Em Balbina, além dos elevados índices de emissão, há um baixo aproveitamento energético. Em outro cálculo, que considera a potência gerada pela área do lago, Balbina também fica a dever. Embora tenha alagado 2.600 quilômetros quadrados de floresta, a hidrelétrica tem uma produção energética pífia, de meros 250 MW.
De acordo com Kemenes, vários são os fatores que levam as hidrelétricas tropicais a emitir GEE em grande quantidade. Os lagos muito grandes e profundos construídos sobre uma área florestal e sob a influência do clima amazônico são propensos a problemas desse tipo.

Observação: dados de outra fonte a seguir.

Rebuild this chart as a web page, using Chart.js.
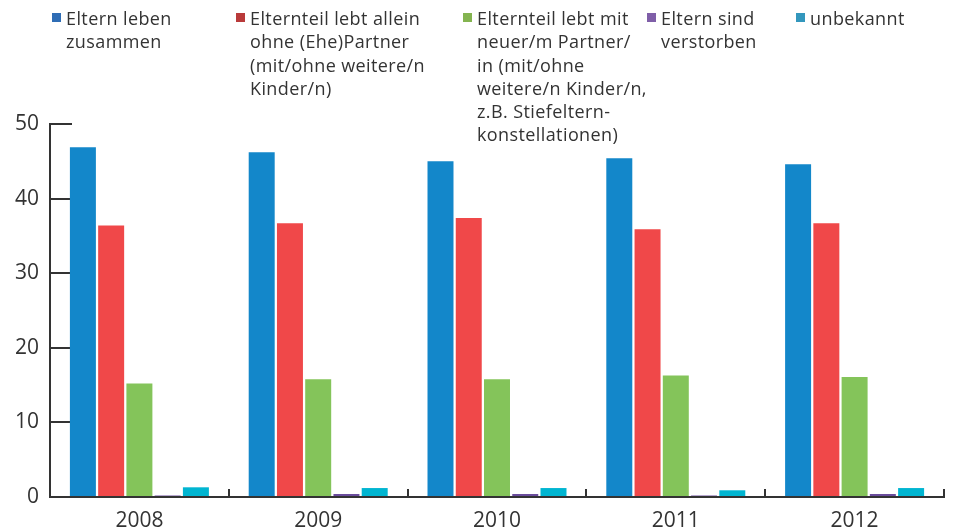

“Devido à estabilidade climática da Amazônia, são formados estratos térmicos nas diferentes profundidades do lago”, explicou o biólogo. “Em temperaturas distintas, cada estrato possui diferentes concentrações de gases, entre eles o oxigênio.”
No fundo do lago, todo o oxigênio é consumido pelas atividades biológicas, mas não é reposto, formando um estrato anóxio (sem oxigênio). Além disso há grande quantidade de matéria orgânica deixada pelo não-desmatamento da antiga floresta existente na área do lago. A soma desses fatores favorece a ação metabólica de bactérias anaeróbicas, que produzirão altas taxas de CH4 e CO2, os dois principais GEE.

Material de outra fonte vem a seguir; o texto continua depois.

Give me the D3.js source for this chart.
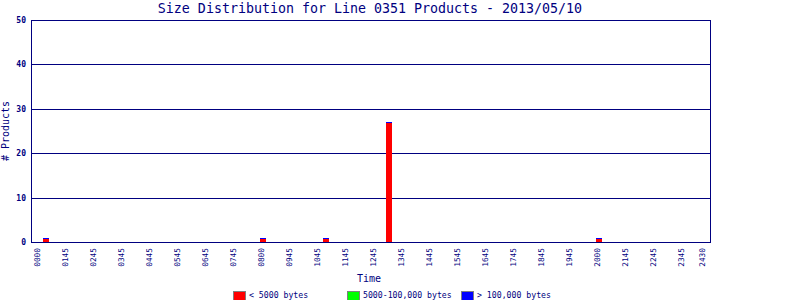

“Além disso, a profundidade provoca outro fenômeno físico – a pressão hidrostática – que mantém os gases aprisionados no fundo do lago”, declarou o cientista. No caso de Balbina, os 30 metros de profundidade geram uma pressão de quatro atmosferas (atm) – 1 atm a cada 10 metros mais 1 atm da própria atmosfera.
A coleta de dados ocorreu entre 2002 e 2006 na usina de Balbina e faz parte da tese de doutorado de Kemenes. Em julho de 2007, o trabalho foi publicado na Geophisical Research Letter, uma das revistas de maior impacto na área de geofísica. Para as outras usinas – Tucuruí, Samuel e Curuá-Uana – a tese se valeu de dados já coletados por outros pesquisadores.
Três caminhos
Depois de gerados no fundo do lago, o CO2 e o CH4 chegam à atmosfera por três vias: pelo próprio lago, pelas turbinas da barragem e à jusante dela. Cerca de 85% das emissões ocorrem por ebulição ou difusão, na área do lago.

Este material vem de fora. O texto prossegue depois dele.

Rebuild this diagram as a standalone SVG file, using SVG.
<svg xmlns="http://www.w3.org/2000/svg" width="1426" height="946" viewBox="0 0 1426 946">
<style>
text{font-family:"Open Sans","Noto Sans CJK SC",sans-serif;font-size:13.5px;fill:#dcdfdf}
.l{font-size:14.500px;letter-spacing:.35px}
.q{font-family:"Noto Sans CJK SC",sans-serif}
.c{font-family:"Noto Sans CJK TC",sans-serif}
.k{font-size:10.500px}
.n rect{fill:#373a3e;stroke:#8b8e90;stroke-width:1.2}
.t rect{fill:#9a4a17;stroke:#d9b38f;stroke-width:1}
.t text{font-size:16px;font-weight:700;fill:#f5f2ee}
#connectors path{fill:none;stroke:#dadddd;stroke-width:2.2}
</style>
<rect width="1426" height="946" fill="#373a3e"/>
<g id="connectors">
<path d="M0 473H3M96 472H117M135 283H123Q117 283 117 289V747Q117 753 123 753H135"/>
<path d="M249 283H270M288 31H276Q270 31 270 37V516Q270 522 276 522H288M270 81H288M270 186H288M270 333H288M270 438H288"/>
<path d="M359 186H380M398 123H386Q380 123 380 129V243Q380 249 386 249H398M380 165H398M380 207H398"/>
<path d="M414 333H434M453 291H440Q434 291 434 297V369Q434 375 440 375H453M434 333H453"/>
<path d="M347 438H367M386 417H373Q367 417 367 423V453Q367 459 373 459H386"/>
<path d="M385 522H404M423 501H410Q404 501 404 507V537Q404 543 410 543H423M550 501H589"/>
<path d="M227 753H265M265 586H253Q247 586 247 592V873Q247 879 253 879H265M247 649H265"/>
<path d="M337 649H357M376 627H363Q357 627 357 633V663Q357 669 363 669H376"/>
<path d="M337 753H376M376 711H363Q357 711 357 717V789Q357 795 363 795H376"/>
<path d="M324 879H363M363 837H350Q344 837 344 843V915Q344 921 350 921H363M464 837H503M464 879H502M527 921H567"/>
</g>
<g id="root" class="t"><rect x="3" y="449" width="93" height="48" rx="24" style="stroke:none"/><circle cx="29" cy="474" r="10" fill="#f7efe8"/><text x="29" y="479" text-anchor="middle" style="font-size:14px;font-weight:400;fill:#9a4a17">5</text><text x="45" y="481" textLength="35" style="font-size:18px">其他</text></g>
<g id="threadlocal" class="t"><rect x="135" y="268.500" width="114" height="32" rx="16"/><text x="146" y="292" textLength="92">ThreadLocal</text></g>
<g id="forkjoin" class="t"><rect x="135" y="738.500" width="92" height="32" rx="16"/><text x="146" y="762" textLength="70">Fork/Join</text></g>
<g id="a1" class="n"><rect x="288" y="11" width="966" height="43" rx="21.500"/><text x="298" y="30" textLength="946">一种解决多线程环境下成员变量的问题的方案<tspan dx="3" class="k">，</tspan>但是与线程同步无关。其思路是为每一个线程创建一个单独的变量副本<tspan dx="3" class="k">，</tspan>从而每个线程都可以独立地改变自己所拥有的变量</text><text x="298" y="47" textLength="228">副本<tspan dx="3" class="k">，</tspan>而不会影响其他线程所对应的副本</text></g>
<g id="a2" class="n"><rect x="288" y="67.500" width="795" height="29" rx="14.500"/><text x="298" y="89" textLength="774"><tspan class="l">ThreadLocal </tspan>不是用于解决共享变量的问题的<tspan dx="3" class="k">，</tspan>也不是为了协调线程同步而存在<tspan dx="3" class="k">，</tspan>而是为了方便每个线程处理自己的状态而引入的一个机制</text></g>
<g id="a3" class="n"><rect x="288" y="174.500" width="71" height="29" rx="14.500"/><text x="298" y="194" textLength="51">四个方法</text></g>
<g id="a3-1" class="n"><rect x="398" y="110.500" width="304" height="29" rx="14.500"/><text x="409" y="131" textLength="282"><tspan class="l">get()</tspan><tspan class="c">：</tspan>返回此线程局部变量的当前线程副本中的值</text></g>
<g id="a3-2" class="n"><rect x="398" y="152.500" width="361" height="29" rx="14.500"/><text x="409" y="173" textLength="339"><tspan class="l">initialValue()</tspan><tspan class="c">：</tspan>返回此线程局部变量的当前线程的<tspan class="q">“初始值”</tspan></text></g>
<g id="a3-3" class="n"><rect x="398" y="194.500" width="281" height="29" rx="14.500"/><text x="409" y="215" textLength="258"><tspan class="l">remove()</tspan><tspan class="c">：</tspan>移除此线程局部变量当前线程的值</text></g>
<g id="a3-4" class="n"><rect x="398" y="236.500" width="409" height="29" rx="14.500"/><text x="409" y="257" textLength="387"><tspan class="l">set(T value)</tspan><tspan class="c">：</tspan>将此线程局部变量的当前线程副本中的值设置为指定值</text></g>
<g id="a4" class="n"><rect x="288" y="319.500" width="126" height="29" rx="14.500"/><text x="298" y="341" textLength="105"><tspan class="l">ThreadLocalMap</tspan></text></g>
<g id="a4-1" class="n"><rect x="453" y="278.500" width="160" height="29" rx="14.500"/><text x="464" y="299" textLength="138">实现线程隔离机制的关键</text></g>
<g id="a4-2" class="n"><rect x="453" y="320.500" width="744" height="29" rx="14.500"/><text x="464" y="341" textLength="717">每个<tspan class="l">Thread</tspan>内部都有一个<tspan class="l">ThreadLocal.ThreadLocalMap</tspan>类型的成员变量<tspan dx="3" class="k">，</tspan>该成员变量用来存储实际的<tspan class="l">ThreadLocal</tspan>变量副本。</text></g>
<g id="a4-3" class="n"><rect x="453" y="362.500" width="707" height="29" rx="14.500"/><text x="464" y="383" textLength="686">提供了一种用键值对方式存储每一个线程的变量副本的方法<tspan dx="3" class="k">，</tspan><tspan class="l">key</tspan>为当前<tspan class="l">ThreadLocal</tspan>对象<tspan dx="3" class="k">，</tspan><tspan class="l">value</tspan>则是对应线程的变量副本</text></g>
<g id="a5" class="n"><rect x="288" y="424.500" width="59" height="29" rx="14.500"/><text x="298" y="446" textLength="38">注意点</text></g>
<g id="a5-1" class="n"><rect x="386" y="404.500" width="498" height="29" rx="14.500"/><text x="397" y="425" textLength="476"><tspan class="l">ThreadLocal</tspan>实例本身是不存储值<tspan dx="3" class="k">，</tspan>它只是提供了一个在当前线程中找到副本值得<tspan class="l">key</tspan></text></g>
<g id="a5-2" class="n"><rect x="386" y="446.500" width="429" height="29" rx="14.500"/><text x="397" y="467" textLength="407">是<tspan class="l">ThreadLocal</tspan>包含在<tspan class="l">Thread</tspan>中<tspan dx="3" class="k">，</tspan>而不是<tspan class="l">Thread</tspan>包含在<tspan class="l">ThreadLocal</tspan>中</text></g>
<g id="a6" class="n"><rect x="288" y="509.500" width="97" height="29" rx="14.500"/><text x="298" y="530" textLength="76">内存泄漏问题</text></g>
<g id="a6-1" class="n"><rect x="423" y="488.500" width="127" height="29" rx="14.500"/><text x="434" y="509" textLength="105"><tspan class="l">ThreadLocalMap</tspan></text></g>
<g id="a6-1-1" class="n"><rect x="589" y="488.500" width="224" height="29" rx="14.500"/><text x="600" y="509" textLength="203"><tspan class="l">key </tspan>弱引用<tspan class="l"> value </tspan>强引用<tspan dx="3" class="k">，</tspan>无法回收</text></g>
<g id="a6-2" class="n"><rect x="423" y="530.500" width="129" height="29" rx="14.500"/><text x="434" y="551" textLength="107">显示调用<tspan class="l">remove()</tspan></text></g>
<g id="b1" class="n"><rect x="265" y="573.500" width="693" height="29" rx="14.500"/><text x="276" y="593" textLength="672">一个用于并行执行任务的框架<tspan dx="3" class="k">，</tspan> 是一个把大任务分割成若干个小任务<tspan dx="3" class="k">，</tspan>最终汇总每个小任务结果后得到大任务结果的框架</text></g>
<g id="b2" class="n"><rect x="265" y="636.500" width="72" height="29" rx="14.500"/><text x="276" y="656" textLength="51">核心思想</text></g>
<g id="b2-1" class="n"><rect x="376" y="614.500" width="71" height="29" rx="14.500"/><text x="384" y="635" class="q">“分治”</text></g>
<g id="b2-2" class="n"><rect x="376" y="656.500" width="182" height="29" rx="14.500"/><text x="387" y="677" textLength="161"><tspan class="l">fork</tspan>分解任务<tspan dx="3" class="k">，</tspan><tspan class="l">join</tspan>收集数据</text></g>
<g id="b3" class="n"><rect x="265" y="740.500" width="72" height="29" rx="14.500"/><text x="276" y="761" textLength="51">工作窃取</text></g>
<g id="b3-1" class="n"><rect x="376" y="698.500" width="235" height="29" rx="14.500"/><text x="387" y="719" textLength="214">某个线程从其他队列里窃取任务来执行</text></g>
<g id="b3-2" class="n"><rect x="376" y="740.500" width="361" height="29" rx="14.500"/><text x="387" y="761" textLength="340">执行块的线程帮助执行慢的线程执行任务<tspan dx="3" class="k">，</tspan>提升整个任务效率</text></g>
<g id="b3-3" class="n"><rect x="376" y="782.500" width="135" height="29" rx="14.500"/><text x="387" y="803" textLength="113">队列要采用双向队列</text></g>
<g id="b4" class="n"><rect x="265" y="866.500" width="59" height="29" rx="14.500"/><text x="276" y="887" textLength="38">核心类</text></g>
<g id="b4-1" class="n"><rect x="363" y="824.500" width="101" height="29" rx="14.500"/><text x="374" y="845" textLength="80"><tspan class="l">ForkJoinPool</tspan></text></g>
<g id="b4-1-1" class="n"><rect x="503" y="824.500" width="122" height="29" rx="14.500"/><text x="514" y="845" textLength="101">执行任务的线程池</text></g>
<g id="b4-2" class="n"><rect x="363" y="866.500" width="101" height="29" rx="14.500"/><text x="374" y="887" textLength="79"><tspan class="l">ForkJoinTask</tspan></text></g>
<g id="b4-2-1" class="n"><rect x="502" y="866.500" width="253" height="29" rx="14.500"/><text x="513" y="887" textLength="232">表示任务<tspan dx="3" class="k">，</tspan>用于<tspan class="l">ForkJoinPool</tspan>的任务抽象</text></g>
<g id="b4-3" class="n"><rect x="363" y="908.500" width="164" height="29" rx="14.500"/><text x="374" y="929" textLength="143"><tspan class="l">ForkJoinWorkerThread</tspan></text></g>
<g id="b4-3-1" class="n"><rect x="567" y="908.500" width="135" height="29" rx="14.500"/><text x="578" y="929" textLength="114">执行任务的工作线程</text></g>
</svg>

Quando os gases ficam supersaturados no substrato, eles se desprendem em forma de bolhas e chegam à atmosfera. Ao mesmo tempo, os gases existentes na superfície do lago são difundidos lentamente. Câmaras estáticas (baldes flutuantes invertidos) e funis invertidos foram espalhados ao longo do lago para capturar as bolhas de ebulição e a difusão dos gases.
“Essa metodologia é consagrada e já utilizada em várias partes do mundo, como na usina de Petit-Saut, na Guiana Francesa”, explicou Kemenes. Os dados referentes às emissões pelo lago foram medidos nas quatro hidrelétricas.
Em relação aos valores mensurados na turbina e à jusante, há informações somente para a hidrelétrica de Balbina. “Foram propostas, para 2007, coletas de campo em Tucuruí, Samuel e Curuá-Una abaixo das barragens, mas houve problemas de autorização e não foi possível fazer a coleta”, informou.
Para essas três usinas, os valores foram estimados em relação ao levantamento de Balbina. “Devemos substituir esses dados estimados tão logo consigamos coletar nessas usinas.”
Depois de passar pelas turbinas, grande parte dos gases é emitida devido à queda da pressão hidrostática. Para chegar aos valores de Balbina, a equipe de Kemenes mediu a quantidade de metano no fundo da represa, a uma profundidade de 30 metros, no fluxo de água antes das turbinas.
O gás restante se desprende lentamente na atmosfera por difusão, à jusante do rio. Estima-se que a emissão continue gradualmente por 100 km, rio abaixo.
Controvérsia
Dos valores emitidos pelos três compartimentos da hidrelétrica, aqueles relacionados às turbinas são os que causam maior controvérsia. Para o geógrafo da Universidade Federal do Rio de Janeiro (UFRJ), Marco Aurélio dos Santos, há um equívoco em relação à profundidade por onde ocorre a vazão da água pela turbina.
“Os autores consideraram que a vazão ocorre a 30 metros de profundidade, mas a tomada de água pelas turbinas ocorre entre 14 e 30 metros. O valor deveria ser a média da concentração de metano nessas profundidades”, afirmou Marco Aurélio.
Como a concentração de CH4 aumenta com a profundidade, essa diferença resultaria numa quantia emitida muito menor que a proposta pela equipe de Kemenes. Mas, segundo o biólogo do Inpa, não há estudos conclusivos sobre a área onde ocorre a tomada de água pelas turbinas.
“Antes de realizar nossas estimativas de emissões pelas turbinas, consultamos os engenheiros da Manaus Energia. Eles nos informaram que o fluxo d’água é laminar e rente ao fundo do lago. Optamos então por utilizar os dados referentes a esse estrato. Outros trabalhos realizados em várias partes do mundo, como os de Petit-Saut, utilizam a mesma metodologia”, disse.